Appropriated imagery has been used to propagate negative stereotypes, especially if with intent to refute or ridicule.  Katy Perry’s geisha garb comes to mind, as she uses it to reinforce the stereotype of the submissive Asian woman.  We can also look to the history of our own church, in the late 1700’s, when Joseph Priestly, the British Unitarian minister, took an interest in Hinduism as a plundering soldier, reading to search for excerpts to use in proving Christianity’s superiority to the “heathen religions.”  I can look to my personal history, as a child growing up in Texas around Southern Methodists who asserted that Hinduism had Satanic roots.  In this, my first encounter with Christianity, I responded in kind, looking to Christian ideas as a plundering soldier, searching for ideas I could use to prove Hinduism’s superiority.

Even more dangerous, an appropriated version of culture can distort if seen by others, including insiders, to be the native version.  This is especially dangerous when the appropriator is favored by an imbalance of economic, political, military or demographic power.  Edward Said in his magnum opus “Orientalism” discusses precisely this distortion of Arab culture by the Western training of a privileged class.  This privileged class thus internalized Western stereotypes about Arabs before returning to leadership positions at home.  Looking further back, much of modern Christianity was forged through an attempt by the Roman emperor Constantine to appropriate Christian symbols, religion and monotheism to legitimize his rule, an experience that had world historical importance.  More recently, the very Hinduism I grew up with was probably significantly impacted by the process of British colonial appropriation – including the Indian Hindu defense against the Christian missionary arm of the British colonial project. 

We can play this forward: I’ll take my UU experience – including my UU experience of Hinduism – and I will invariably, knowingly and consciously weave it into conversations with my nieces and nephews in India.  And in that way, appropriation will travel back into a native Hindu community and can distort.  This is the seed of precisely what people worry about, when a majority culture takes from a minority one, reinterprets it, and projects its own interpretation with enough power to displace the original.  We don’t have that kind of power – we’re a bit fringy ourselves – but we nonetheless fear that, despite our best intentions, we may unwittingly contribute a little to this kind of distortion.

But there is another model.  The Unitarian Minister, Ralph Waldo Emerson, infused Protestant Christianity with Hindu influences about relating to God introspectively, through the divine within us, who speaks to us and is part of us.  “I owed a magnificent day to the Bhagavad Gita,” he wrote.  “It was as if an empire spoke to us, nothing small or unworthy, but large, serene, consistent, the voice of an old intelligence which in another age and climate had pondered and thus disposed of the same questions which exercise us.”  Yes, he read Hindu texts in a different cultural context, arguably out of context, and yes, he certainly interpreted things differently from the sages of India.  He never thought himself a Hindu; he continued to self-identify as a Unitarian Protestant Christian, and he fit whatever lessons he took from the Gita into that framework.  Nonetheless, Hindus heard Emerson’s interpretation of Protestant Christianity and responded.
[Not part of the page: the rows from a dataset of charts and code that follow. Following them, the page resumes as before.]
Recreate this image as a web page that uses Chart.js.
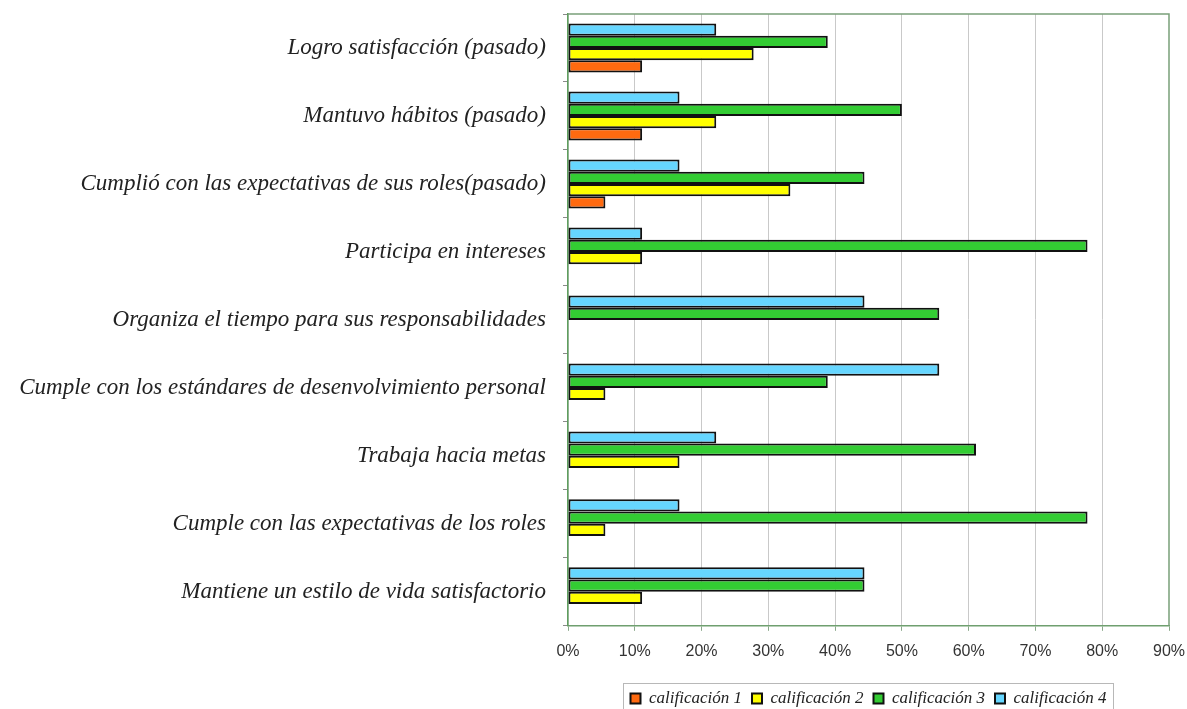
<!DOCTYPE html>
<html>
<head>
<meta charset="utf-8">
<script src="https://cdn.jsdelivr.net/npm/chart.js@4.4.1/dist/chart.umd.min.js"></script>
<style>
html,body{margin:0;padding:0;background:#fff;}
#wrap{width:1187px;height:709px;position:relative;}
</style>
</head>
<body>
<div id="wrap"><canvas id="c" width="1187" height="709"></canvas></div>
<script>
const categories = [
  "Logro satisfacción (pasado)",
  "Mantuvo hábitos (pasado)",
  "Cumplió con las expectativas de sus roles(pasado)",
  "Participa en intereses",
  "Organiza el tiempo para sus responsabilidades",
  "Cumple con los estándares de desenvolvimiento personal",
  "Trabaja hacia metas",
  "Cumple con las expectativas de los roles",
  "Mantiene un estilo de vida satisfactorio"
];
const calificacion1 = [11.1, 11.1, 5.6, 0, 0, 0, 0, 0, 0];
const calificacion2 = [27.8, 22.2, 33.3, 11.1, 0, 5.6, 16.7, 5.6, 11.1];
const calificacion3 = [38.9, 50.0, 44.4, 77.8, 55.6, 38.9, 61.1, 77.8, 44.4];
const calificacion4 = [22.2, 16.7, 16.7, 11.1, 44.4, 55.6, 22.2, 16.7, 44.4];
const seriesNames = ["calificación 1", "calificación 2", "calificación 3", "calificación 4"];
const xTicks = [0, 10, 20, 30, 40, 50, 60, 70, 80, 90];

const colors = ["#ff6a10", "#ffff00", "#33cc33", "#66d6ff"];

const mk = (i, data) => ({
  label: seriesNames[i],
  data: data,
  backgroundColor: colors[i],
  borderColor: "#111",
  borderWidth: 2,
  borderSkipped: false,
  categoryPercentage: 0.72,
  barPercentage: 1.0
});

const plugins = [{
  id: "deco",
  afterLayout(chart) {
    const lg = chart.legend, a = chart.chartArea;
    if (lg && a) {
      const shift = (a.left + a.right) / 2 - (lg.left + lg.right) / 2;
      lg.left += shift; lg.right += shift;
      lg.top += 8; lg.bottom += 8;
    }
  },
  beforeDatasetsDraw(chart) {
    const a = chart.chartArea, ctx = chart.ctx;
    ctx.save();
    ctx.strokeStyle = "#7aa07a";
    ctx.lineWidth = 1.5;
    ctx.beginPath();
    ctx.moveTo(a.left, a.top); ctx.lineTo(a.right, a.top); ctx.lineTo(a.right, a.bottom);
    ctx.stroke();
    ctx.restore();
  },
  afterDraw(chart) {
    const hb = chart.legend && chart.legend.legendHitBoxes;
    if (!hb || !hb.length) return;
    const ctx = chart.ctx;
    let l = Infinity, r = -Infinity, t = Infinity;
    hb.forEach(h => { l = Math.min(l, h.left); r = Math.max(r, h.left + h.width); t = Math.min(t, h.top); });
    ctx.save();
    ctx.strokeStyle = "#b8b8b8";
    ctx.lineWidth = 1;
    const x0 = Math.round(l - 7) + 0.5, y0 = Math.round(t - 7) + 0.5;
    ctx.strokeRect(x0, y0, Math.round(r - l + 14), chart.height - y0 + 2);
    ctx.restore();
  }
}];

new Chart(document.getElementById("c"), {
  type: "bar",
  data: {
    labels: categories,
    datasets: [mk(3, calificacion4), mk(2, calificacion3), mk(1, calificacion2), mk(0, calificacion1)]
  },
  options: {
    indexAxis: "y",
    responsive: false,
    animation: false,
    layout: { padding: { top: 14, right: 18, bottom: 0, left: 0 } },
    scales: {
      x: {
        min: 0, max: 90,
        afterBuildTicks(s) { s.ticks = xTicks.map(v => ({ value: v })); },
        afterFit(s) { s.paddingLeft = 0; s.paddingRight = 0; },
        ticks: {
          callback: v => v + "%",
          color: "#333",
          padding: 11,
          font: { family: "Liberation Sans", size: 16 }
        },
        grid: {
          color: ctx => (ctx.tick && ctx.tick.value === 90) ? "rgba(0,0,0,0)" : "#c9c9c9",
          tickColor: "#8aa88a",
          tickLength: 5,
          lineWidth: 1
        },
        border: { color: "#6f9f6f", width: 1.5 }
      },
      y: {
        afterFit(s) { s.width = 568; s.paddingTop = 0; s.paddingBottom = 0; },
        ticks: {
          color: "#222",
          padding: 17,
          font: { family: "Liberation Serif", size: 23, style: "italic" }
        },
        grid: {
          drawOnChartArea: false,
          offset: true,
          tickLength: 5,
          tickColor: "#8a8a8a"
        },
        border: { color: "#5f9f5f", width: 1.5 }
      }
    },
    plugins: {
      legend: {
        position: "bottom",
        reverse: true,
        labels: {
          boxWidth: 10,
          boxHeight: 10,
          padding: 10,
          color: "#222",
          font: { family: "Liberation Serif", size: 17, style: "italic" },
          generateLabels(chart) {
            return chart.data.datasets.map((d, i) => ({
              text: d.label,
              fillStyle: d.backgroundColor,
              strokeStyle: "#111",
              lineWidth: 2,
              hidden: false,
              datasetIndex: i,
              fontColor: "#222"
            }));
          }
        }
      },
      tooltip: { enabled: false }
    }
  },
  plugins: plugins
});
</script>
</body>
</html>
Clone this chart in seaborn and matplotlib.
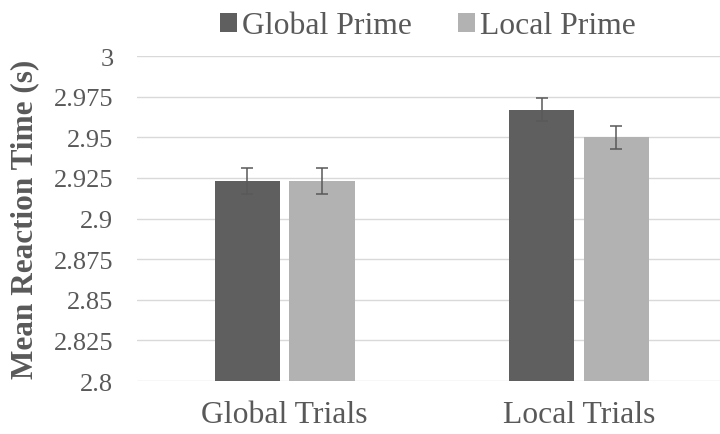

For instance the Bengali Hindu leader Pratap Munder Mozoomdar remarked, “In whomsoever the eternal Brahma breathed his unquenchable fire, he was the Brahman.  And in that sense Emerson was the best of Brahmans…  He seems to some of us to have been a geographical mistake.”  Maybe, through our appropriation, we may contribute a little to this kind of exchange.  Even if none of us approach the impact of a Ralph Waldo Emerson, maybe we can contribute a tiny step in that direction, not to a harmful distortion but to an inspiring synergy. 

Edward Said warned of the dangers of cultural appropriation, but he didn’t call for cultures to insulate from one another.  Quite the opposite, he emphasized that cultures – including religious cultures – overlap, interconnect, and evolve together, and have much to learn from one another.  It’s in this spirit that I assert we can be responsible stewards, as of the environment also of our wisdom sources.  Our audience, our community is self-selected to want a Unitarian Universalist lens on our spiritual life, so I think it natural that we encounter our wisdom sources through this lens.  We are a spiritual home, a place of sacred symbols, and I trust that any Hindu symbols used would be well treated.  If we listen with intent to understand – in contrast to listening selectively, like a plundering soldier, with intent to refute or ridicule – then I think to try is better than not to try.  To appropriate is better than to keep a safe distance from what is “not ours.”  And those are our only two options.

We come full circle to the Hindu excerpt I started with: “Let noble thoughts come to us from everywhere and all directions.”  Let them come.  They are *our* wisdom sources, as we’ve written into our beliefs and principles, so we must want them here.  And if we want to invite them in, we have to trust ourselves to appropriate them responsibly.  And if we so trust ourselves, we should appropriate with confidence and without apology.